In the laboratory that is new music, with its accumulation of extended techniques, there are two kinds of performers: those who play “at” these often intractable methods, and those who organically inhabit them. Cellist Mariel Roberts spends the entirety of her outstanding debut album, Nonextraneous Sounds, in the latter category, executing demanding scores with the familiarity of a Bach cello suite.
Composer Andy Akiho’s “Three Shades, Foreshadows” opens the album, plunging the listener into a disorienting, gamelan-like universe in which the cello is not instantly recognizable as such. Mini clothespins attached to the instrument’s strings produce the first of many effects including Bartók pizzicati, slaps on the body of the cello and windshield wiper–like strokes perpendicular to the strings. Taking Auguste Rodin’s tripartite point-of-view sculpture The Three Shades as his launch point, Akiho positions Roberts’s live performance in the center of the mix, panning sympathetic electronic playback elements to three-dimensional effect.

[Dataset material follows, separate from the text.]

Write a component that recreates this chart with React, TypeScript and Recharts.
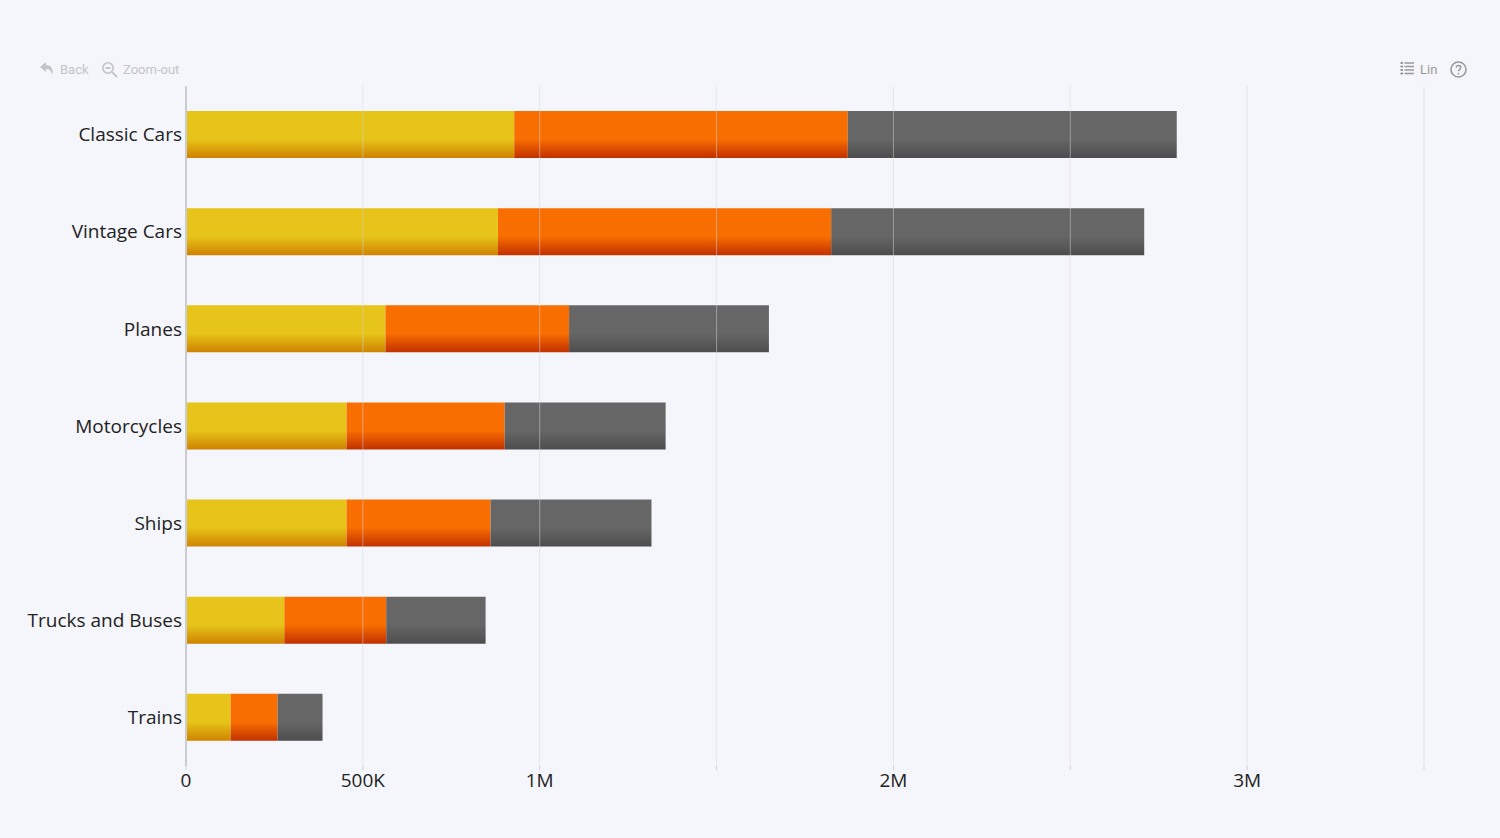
import { BarChart, Bar, XAxis, YAxis, CartesianGrid } from 'recharts';

const categories = ['Classic Cars', 'Vintage Cars', 'Planes', 'Motorcycles', 'Ships', 'Trucks and Buses', 'Trains'];
const yellowValues = [928000, 882000, 564000, 454000, 454000, 278000, 126000];
const orangeValues = [943000, 942000, 519000, 447000, 407000, 288000, 133000];
const greyValues = [930000, 885000, 565000, 455000, 455000, 281000, 127000];
const xTicks = [0, 500000, 1000000, 1500000, 2000000, 2500000, 3000000, 3500000];
const xTickLabels = ['0', '500K', '1M', '', '2M', '', '3M', ''];

const data = categories.map((name, i) => ({
  name,
  yellow: yellowValues[i],
  orange: orangeValues[i],
  grey: greyValues[i],
}));

const BG = '#f5f6fb';
const FONT = '"Open Sans", "Noto Sans", sans-serif';

function Gradient({ id, top, bottom }: { id: string; top: string; bottom: string }) {
  return (
    <linearGradient id={id} x1="0" y1="0" x2="0" y2="1">
      <stop offset="0.6" stopColor={top} />
      <stop offset="1" stopColor={bottom} />
    </linearGradient>
  );
}

function Toolbar() {
  const text = { position: 'absolute', top: 62, fontFamily: 'Roboto, sans-serif', fontSize: 13, color: '#c4c4c8', lineHeight: '15px' } as const;
  return (
    <>
      <svg style={{ position: 'absolute', left: 39, top: 60 }} width="16" height="17" viewBox="0 0 16 17">
        <path d="M7 2 L1 7 L7 12 V9 C10 9 12 10 13 15 C15 9 12 5 7 5 Z" fill="#c4c4c8" />
      </svg>
      <span style={{ ...text, left: 60 }}>Back</span>
      <svg style={{ position: 'absolute', left: 101, top: 61 }} width="17" height="17" viewBox="0 0 17 17">
        <circle cx="7" cy="7" r="5.2" fill="none" stroke="#c4c4c8" strokeWidth="1.6" />
        <path d="M4.5 7 H9.5 M11 11 L16 16" stroke="#c4c4c8" strokeWidth="1.8" fill="none" />
      </svg>
      <span style={{ ...text, left: 123 }}>Zoom-out</span>
      <svg style={{ position: 'absolute', left: 1400, top: 61 }} width="15" height="16" viewBox="0 0 15 16">
        <path d="M0.5 2 H3 M0.5 5.5 H3 M0.5 9 H3 M0.5 12.5 H3" stroke="#777" strokeWidth="1.6" fill="none" />
        <path d="M4.5 2 H14 M4.5 5.5 H14 M4.5 9 H14 M4.5 12.5 H14" stroke="#999" strokeWidth="1.3" fill="none" />
      </svg>
      <span style={{ ...text, left: 1420, color: '#999' }}>Lin</span>
      <svg style={{ position: 'absolute', left: 1449, top: 60 }} width="19" height="19" viewBox="0 0 19 19">
        <circle cx="9.5" cy="9.5" r="7.5" fill="none" stroke="#999" strokeWidth="1.6" />
        <path d="M7.3 7.6 C7.3 4.9 11.8 4.9 11.8 7.6 C11.8 9.3 9.5 9.3 9.5 11.2" fill="none" stroke="#999" strokeWidth="1.5" />
        <circle cx="9.5" cy="13.6" r="0.9" fill="#999" />
      </svg>
    </>
  );
}

export default function App() {
  return (
    <div style={{ position: 'fixed', left: 0, top: 0, width: 1500, height: 838, background: BG, overflow: 'hidden' }}>
      <Toolbar />
      <BarChart
        width={1500}
        height={838}
        layout="vertical"
        data={data}
        barCategoryGap={25}
        margin={{ top: 86, right: 76, bottom: 0, left: 0 }}
        style={{ fontFamily: FONT }}
      >
        <defs>
          <Gradient id="yellowFill" top="#e6c419" bottom="#cf8200" />
          <Gradient id="orangeFill" top="#f86e00" bottom="#c23000" />
          <Gradient id="greyFill" top="#666666" bottom="#4d4d4d" />
        </defs>
        <XAxis
          type="number"
          domain={[0, 3500000]}
          ticks={xTicks}
          interval={0}
          height={72}
          axisLine={false}
          tickLine={{ stroke: '#cfcfd2' }}
          tickSize={4}
          tickMargin={4}
          tickFormatter={(v: number) => xTickLabels[xTicks.indexOf(v)]}
          tick={{ fontSize: 19, fill: '#222' }}
        />
        <YAxis
          type="category"
          dataKey="name"
          width={186}
          interval={0}
          axisLine={{ stroke: '#c8c8cc', strokeWidth: 2 }}
          tickLine={false}
          tickMargin={4}
          tickSize={0}
          tick={{ fontSize: 19, fill: '#222' }}
        />
        <Bar dataKey="yellow" stackId="a" fill="url(#yellowFill)" isAnimationActive={false} />
        <Bar dataKey="orange" stackId="a" fill="url(#orangeFill)" isAnimationActive={false} />
        <Bar dataKey="grey" stackId="a" fill="url(#greyFill)" isAnimationActive={false} />
        <CartesianGrid horizontal={false} stroke="#d8d8dc" strokeOpacity={0.5} zIndex={500} />
      </BarChart>
    </div>
  );
}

Roberts’s consummate “normale” classical chops are on display for Sean Friar’s tangentially blues-infused “Teaser.” Midway through the track, the Mivos Quartet member begins drawing out luminous overtones near the cello’s bridge, and even the scratch tones that follow emanate from a place of elegance rather than force. The cycles of white noise and harmonic exertions of Daniel Wohl’s “Saint Arc” and col legno schizophrenia of Alex Mincek’s microtonally constructed “Flutter” keep Nonextraneous filler-free, while Tristan Perich’s wondrous, 8-bit interstellar transmission “Formations” closes out this exceptional collection. The “lab” is generating thrilling new specimens. Piped through the catalyst of Mariel Roberts, the results are prize-worthy.